### TASK TO COMPLETE
Print word for word the first line of the listing below and every line after it, through the line with "3.03, 35.0, 2.07]". Leave out the pictures and the rest.

——————

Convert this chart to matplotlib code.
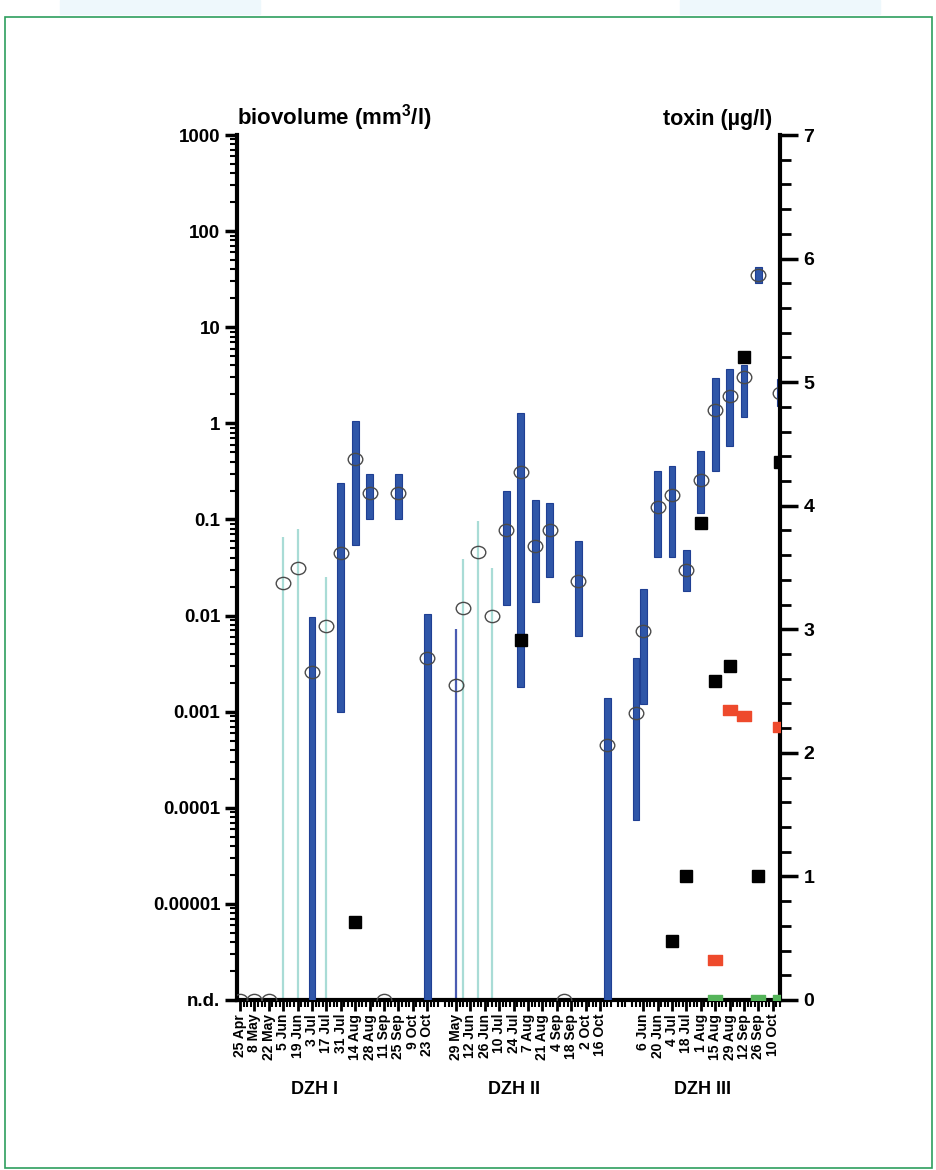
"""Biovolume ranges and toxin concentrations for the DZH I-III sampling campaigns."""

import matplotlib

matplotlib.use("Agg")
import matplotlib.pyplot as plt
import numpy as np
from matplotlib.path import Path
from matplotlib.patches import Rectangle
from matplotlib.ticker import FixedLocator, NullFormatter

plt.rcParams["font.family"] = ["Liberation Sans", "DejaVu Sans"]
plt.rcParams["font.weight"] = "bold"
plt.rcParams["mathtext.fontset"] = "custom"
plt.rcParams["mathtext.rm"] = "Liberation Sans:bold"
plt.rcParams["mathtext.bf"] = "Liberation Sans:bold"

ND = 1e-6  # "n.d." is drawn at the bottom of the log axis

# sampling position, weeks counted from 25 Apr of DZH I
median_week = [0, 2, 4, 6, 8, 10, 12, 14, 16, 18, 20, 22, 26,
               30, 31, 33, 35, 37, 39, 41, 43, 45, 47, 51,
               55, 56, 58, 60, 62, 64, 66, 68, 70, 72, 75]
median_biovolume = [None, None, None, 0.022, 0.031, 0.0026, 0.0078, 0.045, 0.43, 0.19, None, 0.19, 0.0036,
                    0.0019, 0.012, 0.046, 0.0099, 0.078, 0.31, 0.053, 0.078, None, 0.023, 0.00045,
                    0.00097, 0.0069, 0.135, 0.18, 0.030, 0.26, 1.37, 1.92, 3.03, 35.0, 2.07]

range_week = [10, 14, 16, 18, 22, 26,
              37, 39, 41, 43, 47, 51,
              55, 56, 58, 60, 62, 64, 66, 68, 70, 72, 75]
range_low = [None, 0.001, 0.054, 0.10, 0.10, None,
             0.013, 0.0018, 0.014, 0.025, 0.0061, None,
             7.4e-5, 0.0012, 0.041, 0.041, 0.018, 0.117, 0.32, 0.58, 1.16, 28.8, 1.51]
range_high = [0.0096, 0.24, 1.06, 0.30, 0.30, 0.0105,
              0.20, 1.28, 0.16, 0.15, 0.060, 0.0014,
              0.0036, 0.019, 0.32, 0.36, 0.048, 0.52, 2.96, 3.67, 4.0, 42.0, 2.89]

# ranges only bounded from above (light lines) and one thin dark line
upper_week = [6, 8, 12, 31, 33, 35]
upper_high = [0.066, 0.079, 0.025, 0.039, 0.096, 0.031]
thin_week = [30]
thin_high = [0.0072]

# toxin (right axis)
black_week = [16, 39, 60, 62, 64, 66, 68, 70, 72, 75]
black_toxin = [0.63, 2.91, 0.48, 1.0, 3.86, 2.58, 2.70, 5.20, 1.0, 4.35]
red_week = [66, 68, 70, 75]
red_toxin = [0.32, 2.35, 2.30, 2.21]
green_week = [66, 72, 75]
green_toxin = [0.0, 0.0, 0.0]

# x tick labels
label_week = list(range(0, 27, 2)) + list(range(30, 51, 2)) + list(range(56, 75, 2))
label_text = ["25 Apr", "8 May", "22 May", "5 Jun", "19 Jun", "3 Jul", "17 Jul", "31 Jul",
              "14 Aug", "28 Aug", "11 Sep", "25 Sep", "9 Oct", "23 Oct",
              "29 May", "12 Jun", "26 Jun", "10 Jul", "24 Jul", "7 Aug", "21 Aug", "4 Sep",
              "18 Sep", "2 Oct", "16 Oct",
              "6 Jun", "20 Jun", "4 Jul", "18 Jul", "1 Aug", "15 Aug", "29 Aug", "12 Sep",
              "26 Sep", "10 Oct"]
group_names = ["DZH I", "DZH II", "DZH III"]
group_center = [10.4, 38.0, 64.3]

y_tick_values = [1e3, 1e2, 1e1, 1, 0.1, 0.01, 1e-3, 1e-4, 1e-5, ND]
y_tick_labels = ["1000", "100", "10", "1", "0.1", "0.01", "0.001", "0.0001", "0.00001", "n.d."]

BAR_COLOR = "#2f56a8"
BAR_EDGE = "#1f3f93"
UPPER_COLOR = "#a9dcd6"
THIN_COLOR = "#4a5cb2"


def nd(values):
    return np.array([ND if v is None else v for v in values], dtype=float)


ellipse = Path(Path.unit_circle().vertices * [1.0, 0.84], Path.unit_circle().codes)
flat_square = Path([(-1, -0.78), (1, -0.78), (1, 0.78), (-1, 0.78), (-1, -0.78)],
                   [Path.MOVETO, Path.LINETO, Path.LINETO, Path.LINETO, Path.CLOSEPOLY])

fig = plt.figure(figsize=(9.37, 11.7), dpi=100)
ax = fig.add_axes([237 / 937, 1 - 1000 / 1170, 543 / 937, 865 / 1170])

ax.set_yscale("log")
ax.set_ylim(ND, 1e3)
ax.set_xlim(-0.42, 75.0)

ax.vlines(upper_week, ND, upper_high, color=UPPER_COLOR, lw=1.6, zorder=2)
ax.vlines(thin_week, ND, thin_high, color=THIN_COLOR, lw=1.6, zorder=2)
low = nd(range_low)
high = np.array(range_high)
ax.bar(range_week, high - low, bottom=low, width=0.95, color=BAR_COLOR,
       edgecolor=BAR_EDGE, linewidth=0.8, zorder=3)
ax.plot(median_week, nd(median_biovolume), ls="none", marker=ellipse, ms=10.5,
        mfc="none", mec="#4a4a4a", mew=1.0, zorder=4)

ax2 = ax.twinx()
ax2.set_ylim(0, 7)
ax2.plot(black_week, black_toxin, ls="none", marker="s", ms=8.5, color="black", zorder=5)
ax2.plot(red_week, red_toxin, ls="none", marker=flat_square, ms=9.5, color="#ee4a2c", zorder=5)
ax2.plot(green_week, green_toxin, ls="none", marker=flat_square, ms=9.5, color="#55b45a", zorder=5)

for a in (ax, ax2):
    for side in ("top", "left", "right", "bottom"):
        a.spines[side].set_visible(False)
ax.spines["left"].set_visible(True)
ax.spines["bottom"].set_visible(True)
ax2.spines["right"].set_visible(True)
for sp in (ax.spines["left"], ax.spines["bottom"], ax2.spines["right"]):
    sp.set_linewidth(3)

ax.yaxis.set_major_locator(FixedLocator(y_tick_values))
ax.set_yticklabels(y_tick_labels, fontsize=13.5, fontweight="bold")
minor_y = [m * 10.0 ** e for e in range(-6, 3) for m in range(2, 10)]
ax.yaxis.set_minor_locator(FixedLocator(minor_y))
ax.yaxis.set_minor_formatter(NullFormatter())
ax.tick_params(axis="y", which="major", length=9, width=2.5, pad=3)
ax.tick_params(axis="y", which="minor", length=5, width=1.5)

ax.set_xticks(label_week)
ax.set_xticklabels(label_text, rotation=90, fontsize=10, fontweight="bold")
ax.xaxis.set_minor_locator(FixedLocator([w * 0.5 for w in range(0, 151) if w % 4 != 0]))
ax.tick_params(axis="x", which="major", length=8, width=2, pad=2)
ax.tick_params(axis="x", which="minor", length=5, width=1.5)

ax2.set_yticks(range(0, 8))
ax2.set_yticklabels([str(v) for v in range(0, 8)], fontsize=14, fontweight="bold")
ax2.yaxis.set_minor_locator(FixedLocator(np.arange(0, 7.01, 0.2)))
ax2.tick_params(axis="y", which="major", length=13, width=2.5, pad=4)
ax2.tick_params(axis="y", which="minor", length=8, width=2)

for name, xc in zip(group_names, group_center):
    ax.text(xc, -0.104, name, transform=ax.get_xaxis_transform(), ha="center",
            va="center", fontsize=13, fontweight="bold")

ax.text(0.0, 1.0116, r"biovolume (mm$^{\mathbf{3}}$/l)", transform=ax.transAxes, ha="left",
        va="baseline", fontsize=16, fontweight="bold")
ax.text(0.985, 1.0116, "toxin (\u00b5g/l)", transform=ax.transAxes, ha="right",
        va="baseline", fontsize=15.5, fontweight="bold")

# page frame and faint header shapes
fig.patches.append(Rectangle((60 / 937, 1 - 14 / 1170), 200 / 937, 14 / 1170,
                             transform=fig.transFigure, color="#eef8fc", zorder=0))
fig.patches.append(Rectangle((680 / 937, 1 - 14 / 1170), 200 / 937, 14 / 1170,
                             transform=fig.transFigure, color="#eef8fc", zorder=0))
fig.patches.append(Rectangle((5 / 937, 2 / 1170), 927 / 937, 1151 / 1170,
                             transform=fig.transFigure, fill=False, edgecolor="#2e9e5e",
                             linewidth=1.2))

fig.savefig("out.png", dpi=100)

——————

### WRITTEN ANSWER
Convert this chart to matplotlib code.
"""Biovolume ranges and toxin concentrations for the DZH I-III sampling campaigns."""

import matplotlib

matplotlib.use("Agg")
import matplotlib.pyplot as plt
import numpy as np
from matplotlib.path import Path
from matplotlib.patches import Rectangle
from matplotlib.ticker import FixedLocator, NullFormatter

plt.rcParams["font.family"] = ["Liberation Sans", "DejaVu Sans"]
plt.rcParams["font.weight"] = "bold"
plt.rcParams["mathtext.fontset"] = "custom"
plt.rcParams["mathtext.rm"] = "Liberation Sans:bold"
plt.rcParams["mathtext.bf"] = "Liberation Sans:bold"

ND = 1e-6  # "n.d." is drawn at the bottom of the log axis

# sampling position, weeks counted from 25 Apr of DZH I
median_week = [0, 2, 4, 6, 8, 10, 12, 14, 16, 18, 20, 22, 26,
               30, 31, 33, 35, 37, 39, 41, 43, 45, 47, 51,
               55, 56, 58, 60, 62, 64, 66, 68, 70, 72, 75]
median_biovolume = [None, None, None, 0.022, 0.031, 0.0026, 0.0078, 0.045, 0.43, 0.19, None, 0.19, 0.0036,
                    0.0019, 0.012, 0.046, 0.0099, 0.078, 0.31, 0.053, 0.078, None, 0.023, 0.00045,
                    0.00097, 0.0069, 0.135, 0.18, 0.030, 0.26, 1.37, 1.92, 3.03, 35.0, 2.07]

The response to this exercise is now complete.